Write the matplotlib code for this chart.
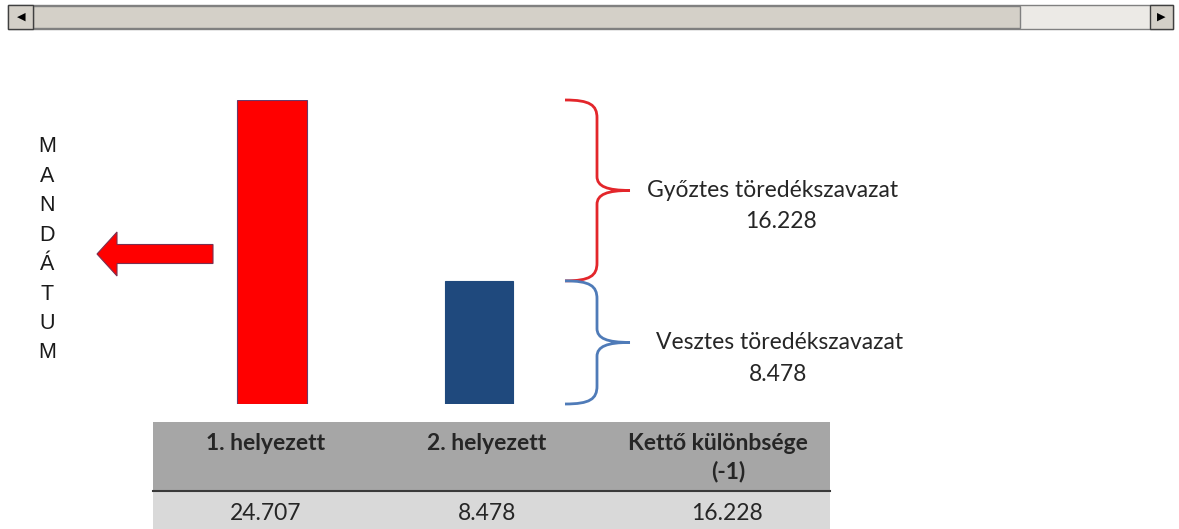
import matplotlib
matplotlib.use('Agg')
import matplotlib.pyplot as plt
from matplotlib.patches import Rectangle, FancyArrow, PathPatch
from matplotlib.path import Path
from matplotlib.transforms import IdentityTransform

# data
places = ['1. helyezett', '2. helyezett']
votes = [24.707, 8.478]
diff_header = ['Kettő különbsége', '(-1)']
difference = 16.228
winner_label = 'Győztes töredékszavazat'
loser_label = 'Vesztes töredékszavazat'
side_word = 'MANDÁTUM'
bar_colors = ['#FF0000', '#1F497D']

W, H = 1179, 529
plt.rcParams['font.family'] = ['Lato', 'DejaVu Sans']
fig = plt.figure(figsize=(W / 100, H / 100), dpi=100)
fig.patch.set_facecolor('white')


def fx(x):
    return x / W


def fy(y):
    # y measured from the top of the picture
    return 1 - y / H


def hu(v):
    return '{:.3f}'.format(v)


# bars (schematic, slightly compressed scale as in the slide)
ax = fig.add_axes([0, fy(404), 1, (404 - 100) / H])
ax.set_yscale('function', functions=(lambda v: v ** 0.845, lambda v: v ** (1 / 0.845)))
ax.bar([272, 479], votes, width=[70, 68], color=bar_colors,
       edgecolor=['#6a3a6a', '#1F497D'], linewidth=0.8)
ax.set_xlim(0, W)
ax.set_ylim(0, votes[0])
ax.axis('off')


def ypix(v):
    return ax.transData.transform((0, v))[1]


def brace(v0, v1, color):
    y0, y1 = ypix(v0), ypix(v1)
    ym = (y0 + y1) / 2
    xa, xb, xc = 565, 597, 630
    verts = [(xa, y1), (590, y1), (xb, y1 - 5), (xb, y1 - 18),
             (xb, ym + 14),
             (xb, ym + 4), (607, ym), (xc, ym),
             (607, ym), (xb, ym - 4), (xb, ym - 14),
             (xb, y0 + 18),
             (xb, y0 + 5), (590, y0), (xa, y0)]
    codes = [Path.MOVETO] + [Path.CURVE4] * 3 + [Path.LINETO] + [Path.CURVE4] * 6 + \
            [Path.LINETO] + [Path.CURVE4] * 3
    fig.add_artist(PathPatch(Path(verts, codes), facecolor='none', edgecolor=color,
                             linewidth=2.0, transform=IdentityTransform()))
    return ym


ym_win = brace(votes[1], votes[0], '#E3262B')
ym_los = brace(0, votes[1], '#4F7BB8')

txt = '#262626'
fs = 16.5
fig.text(fx(773), ym_win / H, winner_label, ha='center', va='center', fontsize=fs, color=txt)
fig.text(fx(781), ym_win / H - 31 / H, hu(difference), ha='center', va='center', fontsize=fs, color=txt)
fig.text(fx(780), ym_los / H, loser_label, ha='center', va='center', fontsize=fs, color=txt)
fig.text(fx(778), ym_los / H - 32 / H, hu(votes[1]), ha='center', va='center', fontsize=fs, color=txt)

# arrow towards the seat label
fig.add_artist(FancyArrow(fx(213), fy(254), -(213 - 97) / W, 0, width=19 / H,
                          head_width=44 / H, head_length=20 / W,
                          length_includes_head=True, transform=fig.transFigure,
                          facecolor='#FF0000', edgecolor='#7a3050', linewidth=0.8))

for i, ch in enumerate(side_word):
    fig.text(fx(47), fy(147 + i * 29.4), ch, ha='center', va='center', fontsize=15.5,
             family=['Liberation Sans', 'DejaVu Sans'], color='#1a1a1a')

# table under the bars
fig.add_artist(Rectangle((fx(153), fy(491)), fx(830 - 153), (491 - 422) / H,
                         transform=fig.transFigure, facecolor='#A6A6A6', edgecolor='none'))
fig.add_artist(Rectangle((fx(153), 0), fx(830 - 153), fy(491),
                         transform=fig.transFigure, facecolor='#D9D9D9', edgecolor='none'))
fig.add_artist(plt.Line2D([fx(153), fx(830)], [fy(491), fy(491)], transform=fig.transFigure,
                          color='#3a3a3a', linewidth=1.5))

col_x = [266, 487, 727]
for x, name in zip(col_x[:2], places):
    fig.text(fx(x), fy(443), name, ha='center', va='center', fontsize=16.5,
             fontweight='bold', color=txt)
for i, line in enumerate(diff_header):
    fig.text(fx(718 + 10 * i), fy(443 + 28 * i), line, ha='center', va='center', fontsize=16.5,
             fontweight='bold', color=txt)
for x, v in zip(col_x, votes + [difference]):
    fig.text(fx(x), fy(513), hu(v), ha='center', va='center', fontsize=16.5, color=txt)

# window scrollbar at the top of the screenshot
def box(x0, y0, x1, y1, fc, ec='#808080'):
    fig.add_artist(Rectangle((fx(x0), fy(y1)), fx(x1 - x0), (y1 - y0) / H,
                             transform=fig.transFigure, facecolor=fc, edgecolor=ec,
                             linewidth=1))

box(8, 5, 1173, 29, '#ECEAE6', ec='#808080')
box(33, 6, 1020, 28, '#D4D0C8')
box(8, 5, 33, 29, '#D4D0C8', ec='#404040')
box(1150, 5, 1173, 29, '#D4D0C8', ec='#404040')
fig.text(fx(21), fy(17), '◀', ha='center', va='center', fontsize=8, color='black',
         family=['DejaVu Sans'])
fig.text(fx(1161), fy(17), '▶', ha='center', va='center', fontsize=8, color='black',
         family=['DejaVu Sans'])

fig.savefig('out.png', dpi=100, facecolor='white')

__________________________________________________

__Your instructions__
Repeat exactly and only the lines from the start of the data above through the line that holds "from matplotlib.transforms import", inclusive. Pictures do not belong in the copy.

__Complete output__
Write the matplotlib code for this chart.
import matplotlib
matplotlib.use('Agg')
import matplotlib.pyplot as plt
from matplotlib.patches import Rectangle, FancyArrow, PathPatch
from matplotlib.path import Path
from matplotlib.transforms import IdentityTransform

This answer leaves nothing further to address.